# TASK REQUIREMENTS
Reproduce all the material exactly, minus any pictures it holds.

# RECORDED INFORMATION
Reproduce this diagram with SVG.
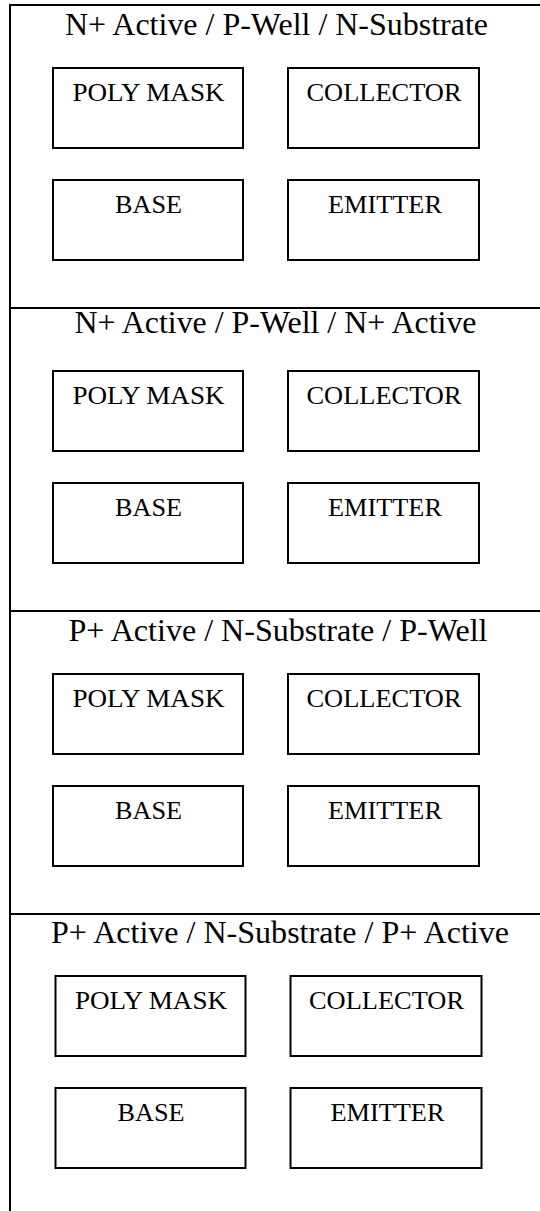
<svg xmlns="http://www.w3.org/2000/svg" width="540" height="1211" viewBox="0 0 540 1211">
<style>
.frame{stroke:#000;stroke-width:2;fill:none}
.box{stroke:#000;stroke-width:2;fill:#fff}
.title{font-family:"Liberation Serif","Times New Roman",serif;font-size:30.5px;fill:#000;text-anchor:middle}
.lbl{font-family:"Liberation Serif","Times New Roman",serif;font-size:24.5px;fill:#000;text-anchor:middle}
</style>
<rect width="540" height="1211" fill="#fff"/>
<g id="frame">
<line class="frame" x1="9" y1="5" x2="540" y2="5"/>
<line class="frame" x1="10" y1="4" x2="10" y2="1211"/>
<line class="frame" x1="10" y1="308" x2="540" y2="308"/>
<line class="frame" x1="10" y1="611" x2="540" y2="611"/>
<line class="frame" x1="10" y1="914" x2="540" y2="914"/>
</g>
<g id="connectors"></g>
<g id="section1">
<text class="title" x="276.5" y="35" textLength="423" lengthAdjust="spacingAndGlyphs">N+ Active / P-Well / N-Substrate</text>
<g id="s1-poly"><rect class="box" x="53" y="68" width="190" height="80"/><text class="lbl" x="148.5" y="101" textLength="152" lengthAdjust="spacingAndGlyphs">POLY MASK</text></g>
<g id="s1-collector"><rect class="box" x="288" y="68" width="191" height="80"/><text class="lbl" x="384" y="101" textLength="155" lengthAdjust="spacingAndGlyphs">COLLECTOR</text></g>
<g id="s1-base"><rect class="box" x="53" y="180" width="190" height="80"/><text class="lbl" x="148.5" y="213" textLength="67" lengthAdjust="spacingAndGlyphs">BASE</text></g>
<g id="s1-emitter"><rect class="box" x="288" y="180" width="191" height="80"/><text class="lbl" x="385" y="213" textLength="114" lengthAdjust="spacingAndGlyphs">EMITTER</text></g>
</g>
<g id="section2">
<text class="title" x="275.5" y="333" textLength="402" lengthAdjust="spacingAndGlyphs">N+ Active / P-Well / N+ Active</text>
<g id="s2-poly"><rect class="box" x="53" y="371" width="190" height="80"/><text class="lbl" x="148.5" y="404" textLength="152" lengthAdjust="spacingAndGlyphs">POLY MASK</text></g>
<g id="s2-collector"><rect class="box" x="288" y="371" width="191" height="80"/><text class="lbl" x="384" y="404" textLength="155" lengthAdjust="spacingAndGlyphs">COLLECTOR</text></g>
<g id="s2-base"><rect class="box" x="53" y="483" width="190" height="80"/><text class="lbl" x="148.5" y="516" textLength="67" lengthAdjust="spacingAndGlyphs">BASE</text></g>
<g id="s2-emitter"><rect class="box" x="288" y="483" width="191" height="80"/><text class="lbl" x="385" y="516" textLength="114" lengthAdjust="spacingAndGlyphs">EMITTER</text></g>
</g>
<g id="section3">
<text class="title" x="278" y="641" textLength="419" lengthAdjust="spacingAndGlyphs">P+ Active / N-Substrate / P-Well</text>
<g id="s3-poly"><rect class="box" x="53" y="674" width="190" height="80"/><text class="lbl" x="148.5" y="707" textLength="152" lengthAdjust="spacingAndGlyphs">POLY MASK</text></g>
<g id="s3-collector"><rect class="box" x="288" y="674" width="191" height="80"/><text class="lbl" x="384" y="707" textLength="155" lengthAdjust="spacingAndGlyphs">COLLECTOR</text></g>
<g id="s3-base"><rect class="box" x="53" y="786" width="190" height="80"/><text class="lbl" x="148.5" y="819" textLength="67" lengthAdjust="spacingAndGlyphs">BASE</text></g>
<g id="s3-emitter"><rect class="box" x="288" y="786" width="191" height="80"/><text class="lbl" x="385" y="819" textLength="114" lengthAdjust="spacingAndGlyphs">EMITTER</text></g>
</g>
<g id="section4">
<text class="title" x="280" y="943" textLength="458" lengthAdjust="spacingAndGlyphs">P+ Active / N-Substrate / P+ Active</text>
<g id="s4-poly"><rect class="box" x="55.5" y="976" width="190" height="80"/><text class="lbl" x="151" y="1009" textLength="152" lengthAdjust="spacingAndGlyphs">POLY MASK</text></g>
<g id="s4-collector"><rect class="box" x="290.5" y="976" width="191" height="80"/><text class="lbl" x="386.5" y="1009" textLength="155" lengthAdjust="spacingAndGlyphs">COLLECTOR</text></g>
<g id="s4-base"><rect class="box" x="55.5" y="1088" width="190" height="80"/><text class="lbl" x="151" y="1121" textLength="67" lengthAdjust="spacingAndGlyphs">BASE</text></g>
<g id="s4-emitter"><rect class="box" x="290.5" y="1088" width="191" height="80"/><text class="lbl" x="387.5" y="1121" textLength="114" lengthAdjust="spacingAndGlyphs">EMITTER</text></g>
</g>
</svg>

# RESULT OF THIS TASK
Reproduce this diagram with SVG.
<svg xmlns="http://www.w3.org/2000/svg" width="540" height="1211" viewBox="0 0 540 1211">
<style>
.frame{stroke:#000;stroke-width:2;fill:none}
.box{stroke:#000;stroke-width:2;fill:#fff}
.title{font-family:"Liberation Serif","Times New Roman",serif;font-size:30.5px;fill:#000;text-anchor:middle}
.lbl{font-family:"Liberation Serif","Times New Roman",serif;font-size:24.5px;fill:#000;text-anchor:middle}
</style>
<rect width="540" height="1211" fill="#fff"/>
<g id="frame">
<line class="frame" x1="9" y1="5" x2="540" y2="5"/>
<line class="frame" x1="10" y1="4" x2="10" y2="1211"/>
<line class="frame" x1="10" y1="308" x2="540" y2="308"/>
<line class="frame" x1="10" y1="611" x2="540" y2="611"/>
<line class="frame" x1="10" y1="914" x2="540" y2="914"/>
</g>
<g id="connectors"></g>
<g id="section1">
<text class="title" x="276.5" y="35" textLength="423" lengthAdjust="spacingAndGlyphs">N+ Active / P-Well / N-Substrate</text>
<g id="s1-poly"><rect class="box" x="53" y="68" width="190" height="80"/><text class="lbl" x="148.5" y="101" textLength="152" lengthAdjust="spacingAndGlyphs">POLY MASK</text></g>
<g id="s1-collector"><rect class="box" x="288" y="68" width="191" height="80"/><text class="lbl" x="384" y="101" textLength="155" lengthAdjust="spacingAndGlyphs">COLLECTOR</text></g>
<g id="s1-base"><rect class="box" x="53" y="180" width="190" height="80"/><text class="lbl" x="148.5" y="213" textLength="67" lengthAdjust="spacingAndGlyphs">BASE</text></g>
<g id="s1-emitter"><rect class="box" x="288" y="180" width="191" height="80"/><text class="lbl" x="385" y="213" textLength="114" lengthAdjust="spacingAndGlyphs">EMITTER</text></g>
</g>
<g id="section2">
<text class="title" x="275.5" y="333" textLength="402" lengthAdjust="spacingAndGlyphs">N+ Active / P-Well / N+ Active</text>
<g id="s2-poly"><rect class="box" x="53" y="371" width="190" height="80"/><text class="lbl" x="148.5" y="404" textLength="152" lengthAdjust="spacingAndGlyphs">POLY MASK</text></g>
<g id="s2-collector"><rect class="box" x="288" y="371" width="191" height="80"/><text class="lbl" x="384" y="404" textLength="155" lengthAdjust="spacingAndGlyphs">COLLECTOR</text></g>
<g id="s2-base"><rect class="box" x="53" y="483" width="190" height="80"/><text class="lbl" x="148.5" y="516" textLength="67" lengthAdjust="spacingAndGlyphs">BASE</text></g>
<g id="s2-emitter"><rect class="box" x="288" y="483" width="191" height="80"/><text class="lbl" x="385" y="516" textLength="114" lengthAdjust="spacingAndGlyphs">EMITTER</text></g>
</g>
<g id="section3">
<text class="title" x="278" y="641" textLength="419" lengthAdjust="spacingAndGlyphs">P+ Active / N-Substrate / P-Well</text>
<g id="s3-poly"><rect class="box" x="53" y="674" width="190" height="80"/><text class="lbl" x="148.5" y="707" textLength="152" lengthAdjust="spacingAndGlyphs">POLY MASK</text></g>
<g id="s3-collector"><rect class="box" x="288" y="674" width="191" height="80"/><text class="lbl" x="384" y="707" textLength="155" lengthAdjust="spacingAndGlyphs">COLLECTOR</text></g>
<g id="s3-base"><rect class="box" x="53" y="786" width="190" height="80"/><text class="lbl" x="148.5" y="819" textLength="67" lengthAdjust="spacingAndGlyphs">BASE</text></g>
<g id="s3-emitter"><rect class="box" x="288" y="786" width="191" height="80"/><text class="lbl" x="385" y="819" textLength="114" lengthAdjust="spacingAndGlyphs">EMITTER</text></g>
</g>
<g id="section4">
<text class="title" x="280" y="943" textLength="458" lengthAdjust="spacingAndGlyphs">P+ Active / N-Substrate / P+ Active</text>
<g id="s4-poly"><rect class="box" x="55.5" y="976" width="190" height="80"/><text class="lbl" x="151" y="1009" textLength="152" lengthAdjust="spacingAndGlyphs">POLY MASK</text></g>
<g id="s4-collector"><rect class="box" x="290.5" y="976" width="191" height="80"/><text class="lbl" x="386.5" y="1009" textLength="155" lengthAdjust="spacingAndGlyphs">COLLECTOR</text></g>
<g id="s4-base"><rect class="box" x="55.5" y="1088" width="190" height="80"/><text class="lbl" x="151" y="1121" textLength="67" lengthAdjust="spacingAndGlyphs">BASE</text></g>
<g id="s4-emitter"><rect class="box" x="290.5" y="1088" width="191" height="80"/><text class="lbl" x="387.5" y="1121" textLength="114" lengthAdjust="spacingAndGlyphs">EMITTER</text></g>
</g>
</svg>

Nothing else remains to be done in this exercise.